# WHAT YOU HAVE TO DO
Quote all of the data that follows exactly as written, skipping the images.

# DATA SECTION
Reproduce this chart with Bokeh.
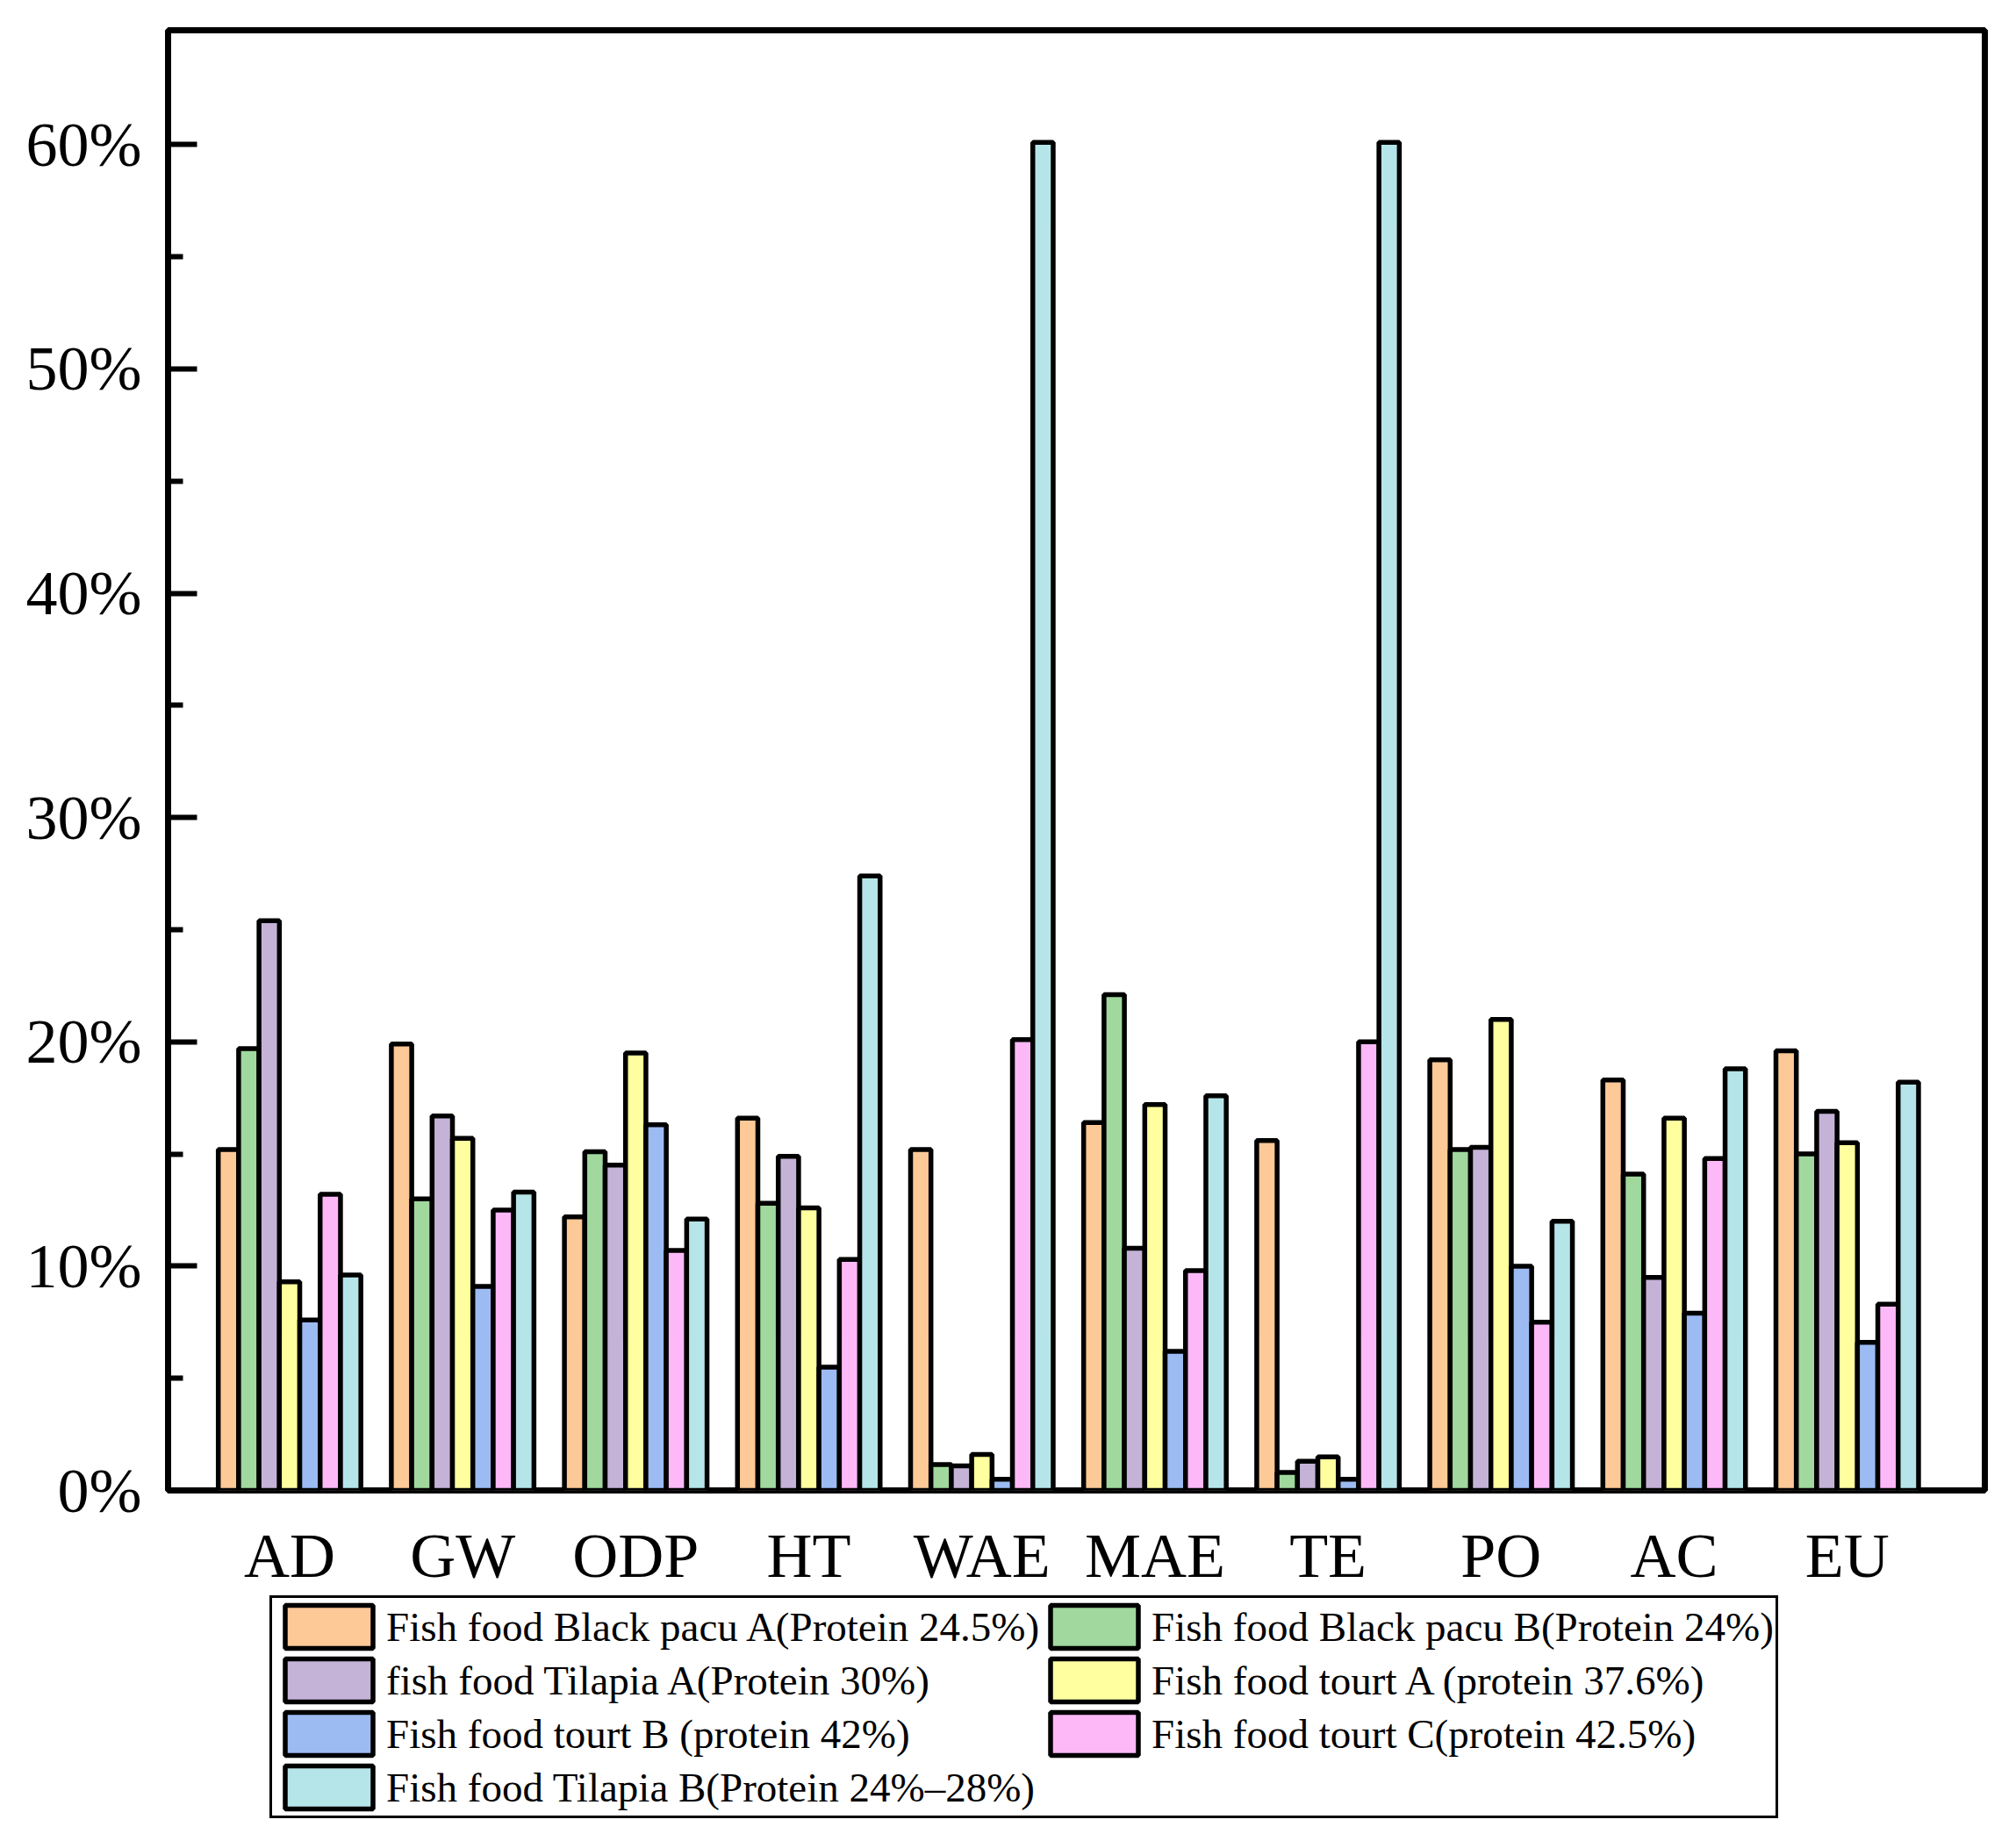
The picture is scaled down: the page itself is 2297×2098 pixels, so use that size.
import numpy as np
from bokeh.plotting import figure
from bokeh.layouts import column
from bokeh.models import Range1d, FixedTicker, PrintfTickFormatter, Legend, LegendItem, ColumnDataSource
from bokeh.embed import file_html
from bokeh.resources import INLINE

categories = ["AD", "GW", "ODP", "HT", "WAE", "MAE", "TE", "PO", "AC", "EU"]

series_names = [
    "Fish food Black pacu A(Protein 24.5%)",
    "Fish food Black pacu B(Protein 24%)",
    "fish food Tilapia A(Protein 30%)",
    "Fish food tourt A (protein 37.6%)",
    "Fish food tourt B (protein 42%)",
    "Fish food tourt C(protein 42.5%)",
    "Fish food Tilapia B(Protein 24%\u201328%)",
]

black_pacu_a = [15.2, 19.9, 12.2, 16.6, 15.2, 16.4, 15.6, 19.2, 18.3, 19.6]
black_pacu_b = [19.7, 13.0, 15.1, 12.8, 1.15, 22.1, 0.8, 15.2, 14.1, 15.0]
tilapia_a = [25.4, 16.7, 14.5, 14.9, 1.1, 10.8, 1.3, 15.3, 9.5, 16.9]
tourt_a = [9.3, 15.7, 19.5, 12.6, 1.6, 17.2, 1.5, 21.0, 16.6, 15.5]
tourt_b = [7.6, 9.1, 16.3, 5.5, 0.5, 6.2, 0.5, 10.0, 7.9, 6.6]
tourt_c = [13.2, 12.5, 10.7, 10.3, 20.1, 9.8, 20.0, 7.5, 14.8, 8.3]
tilapia_b = [9.6, 13.3, 12.1, 27.4, 60.1, 17.6, 60.1, 12.0, 18.8, 18.2]

series_values = [black_pacu_a, black_pacu_b, tilapia_a, tourt_a, tourt_b, tourt_c, tilapia_b]
colors = ["#FCC997", "#A0D89E", "#C4B3D7", "#FFFFA0", "#9CBBF3", "#FDB8F8", "#B6E5E9"]

y_ticks = [0, 10, 20, 30, 40, 50, 60]
y_minor = [5, 15, 25, 35, 45, 55]

FONT = "Liberation Serif"
bar_w = 0.1177
W = 2281

p = figure(width=W, height=1815, output_backend="svg", toolbar_location=None,
           x_range=Range1d(-0.702, 9.795), y_range=Range1d(0, 65.1),
           min_border_left=191, min_border_right=20, min_border_top=34, min_border_bottom=109)
p.xgrid.visible = False
p.ygrid.visible = False
p.outline_line_color = "black"
p.outline_line_width = 7
p.background_fill_color = "white"

idx = np.arange(len(categories))
sources = []
renderers = []
for j, (vals, col) in enumerate(zip(series_values, colors)):
    src = ColumnDataSource(dict(x=idx + (j - 3) * bar_w, top=vals))
    sources.append(src)
    r = p.vbar(x="x", top="top", bottom=0, width=bar_w, source=src,
               fill_color=col, line_color="black", line_width=5.5)
    renderers.append(r)

# y axis
ya = p.yaxis[0]
ya.ticker = FixedTicker(ticks=y_ticks, minor_ticks=y_minor)
ya.formatter = PrintfTickFormatter(format="%d%%")
ya.axis_line_color = None
ya.major_tick_in = 33
ya.major_tick_out = 0
ya.minor_tick_in = 17
ya.minor_tick_out = 0
ya.major_tick_line_width = 6
ya.minor_tick_line_width = 6
ya.major_label_text_font = FONT
ya.major_label_text_font_size = "72px"
ya.major_label_standoff = 30
ya.major_label_text_color = "black"

# x axis
xa = p.xaxis[0]
xa.ticker = FixedTicker(ticks=list(idx), minor_ticks=[])
xa.major_label_overrides = {int(i): c for i, c in zip(idx, categories)}
xa.axis_line_color = None
xa.major_tick_line_color = None
xa.minor_tick_line_color = None
xa.major_label_text_font = FONT
xa.major_label_text_font_size = "72px"
xa.major_label_standoff = 28
xa.major_label_text_color = "black"

# legend panel (same data, renderers hidden, used only for the legend swatches)
lf = figure(width=W, height=2082 - 1815, output_backend="svg", toolbar_location=None,
            x_range=Range1d(100, 101), y_range=Range1d(100, 101),
            min_border_left=191, min_border_right=20, min_border_top=0, min_border_bottom=0)
lf.axis.visible = False
lf.grid.visible = False
lf.outline_line_color = None
leg_renderers = []
for src, col in zip(sources, colors):
    r = lf.vbar(x="x", top="top", bottom=0, width=bar_w, source=src,
                fill_color=col, line_color="black", line_width=5.5, visible=False)
    leg_renderers.append(r)

order = [0, 2, 4, 6, 1, 3, 5]  # left column 1,3,5,7 ; right column 2,4,6
items = [LegendItem(label=series_names[k], renderers=[leg_renderers[k]]) for k in order]
legend = Legend(items=items, location=(116, 10), ncols=2, orientation="vertical",
                label_text_font=FONT, label_text_font_size="47px", label_text_color="black",
                glyph_width=125, glyph_height=61, label_height=50, label_standoff=3,
                spacing=-2, padding=2, margin=0,
                border_line_color="black", border_line_width=3, border_line_alpha=1.0,
                background_fill_color="white", background_fill_alpha=1.0,
                inactive_fill_alpha=0.0)
lf.add_layout(legend, "center")

layout = column(p, lf, spacing=0)
open("out.html", "w").write(file_html(layout, INLINE))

# ANSWER BELOW
Reproduce this chart with Bokeh.
The picture is scaled down: the page itself is 2297×2098 pixels, so use that size.
import numpy as np
from bokeh.plotting import figure
from bokeh.layouts import column
from bokeh.models import Range1d, FixedTicker, PrintfTickFormatter, Legend, LegendItem, ColumnDataSource
from bokeh.embed import file_html
from bokeh.resources import INLINE

categories = ["AD", "GW", "ODP", "HT", "WAE", "MAE", "TE", "PO", "AC", "EU"]

series_names = [
    "Fish food Black pacu A(Protein 24.5%)",
    "Fish food Black pacu B(Protein 24%)",
    "fish food Tilapia A(Protein 30%)",
    "Fish food tourt A (protein 37.6%)",
    "Fish food tourt B (protein 42%)",
    "Fish food tourt C(protein 42.5%)",
    "Fish food Tilapia B(Protein 24%\u201328%)",
]

black_pacu_a = [15.2, 19.9, 12.2, 16.6, 15.2, 16.4, 15.6, 19.2, 18.3, 19.6]
black_pacu_b = [19.7, 13.0, 15.1, 12.8, 1.15, 22.1, 0.8, 15.2, 14.1, 15.0]
tilapia_a = [25.4, 16.7, 14.5, 14.9, 1.1, 10.8, 1.3, 15.3, 9.5, 16.9]
tourt_a = [9.3, 15.7, 19.5, 12.6, 1.6, 17.2, 1.5, 21.0, 16.6, 15.5]
tourt_b = [7.6, 9.1, 16.3, 5.5, 0.5, 6.2, 0.5, 10.0, 7.9, 6.6]
tourt_c = [13.2, 12.5, 10.7, 10.3, 20.1, 9.8, 20.0, 7.5, 14.8, 8.3]
tilapia_b = [9.6, 13.3, 12.1, 27.4, 60.1, 17.6, 60.1, 12.0, 18.8, 18.2]

series_values = [black_pacu_a, black_pacu_b, tilapia_a, tourt_a, tourt_b, tourt_c, tilapia_b]
colors = ["#FCC997", "#A0D89E", "#C4B3D7", "#FFFFA0", "#9CBBF3", "#FDB8F8", "#B6E5E9"]

y_ticks = [0, 10, 20, 30, 40, 50, 60]
y_minor = [5, 15, 25, 35, 45, 55]

FONT = "Liberation Serif"
bar_w = 0.1177
W = 2281

p = figure(width=W, height=1815, output_backend="svg", toolbar_location=None,
           x_range=Range1d(-0.702, 9.795), y_range=Range1d(0, 65.1),
           min_border_left=191, min_border_right=20, min_border_top=34, min_border_bottom=109)
p.xgrid.visible = False
p.ygrid.visible = False
p.outline_line_color = "black"
p.outline_line_width = 7
p.background_fill_color = "white"

idx = np.arange(len(categories))
sources = []
renderers = []
for j, (vals, col) in enumerate(zip(series_values, colors)):
    src = ColumnDataSource(dict(x=idx + (j - 3) * bar_w, top=vals))
    sources.append(src)
    r = p.vbar(x="x", top="top", bottom=0, width=bar_w, source=src,
               fill_color=col, line_color="black", line_width=5.5)
    renderers.append(r)

# y axis
ya = p.yaxis[0]
ya.ticker = FixedTicker(ticks=y_ticks, minor_ticks=y_minor)
ya.formatter = PrintfTickFormatter(format="%d%%")
ya.axis_line_color = None
ya.major_tick_in = 33
ya.major_tick_out = 0
ya.minor_tick_in = 17
ya.minor_tick_out = 0
ya.major_tick_line_width = 6
ya.minor_tick_line_width = 6
ya.major_label_text_font = FONT
ya.major_label_text_font_size = "72px"
ya.major_label_standoff = 30
ya.major_label_text_color = "black"

# x axis
xa = p.xaxis[0]
xa.ticker = FixedTicker(ticks=list(idx), minor_ticks=[])
xa.major_label_overrides = {int(i): c for i, c in zip(idx, categories)}
xa.axis_line_color = None
xa.major_tick_line_color = None
xa.minor_tick_line_color = None
xa.major_label_text_font = FONT
xa.major_label_text_font_size = "72px"
xa.major_label_standoff = 28
xa.major_label_text_color = "black"

# legend panel (same data, renderers hidden, used only for the legend swatches)
lf = figure(width=W, height=2082 - 1815, output_backend="svg", toolbar_location=None,
            x_range=Range1d(100, 101), y_range=Range1d(100, 101),
            min_border_left=191, min_border_right=20, min_border_top=0, min_border_bottom=0)
lf.axis.visible = False
lf.grid.visible = False
lf.outline_line_color = None
leg_renderers = []
for src, col in zip(sources, colors):
    r = lf.vbar(x="x", top="top", bottom=0, width=bar_w, source=src,
                fill_color=col, line_color="black", line_width=5.5, visible=False)
    leg_renderers.append(r)

order = [0, 2, 4, 6, 1, 3, 5]  # left column 1,3,5,7 ; right column 2,4,6
items = [LegendItem(label=series_names[k], renderers=[leg_renderers[k]]) for k in order]
legend = Legend(items=items, location=(116, 10), ncols=2, orientation="vertical",
                label_text_font=FONT, label_text_font_size="47px", label_text_color="black",
                glyph_width=125, glyph_height=61, label_height=50, label_standoff=3,
                spacing=-2, padding=2, margin=0,
                border_line_color="black", border_line_width=3, border_line_alpha=1.0,
                background_fill_color="white", background_fill_alpha=1.0,
                inactive_fill_alpha=0.0)
lf.add_layout(legend, "center")

layout = column(p, lf, spacing=0)
open("out.html", "w").write(file_html(layout, INLINE))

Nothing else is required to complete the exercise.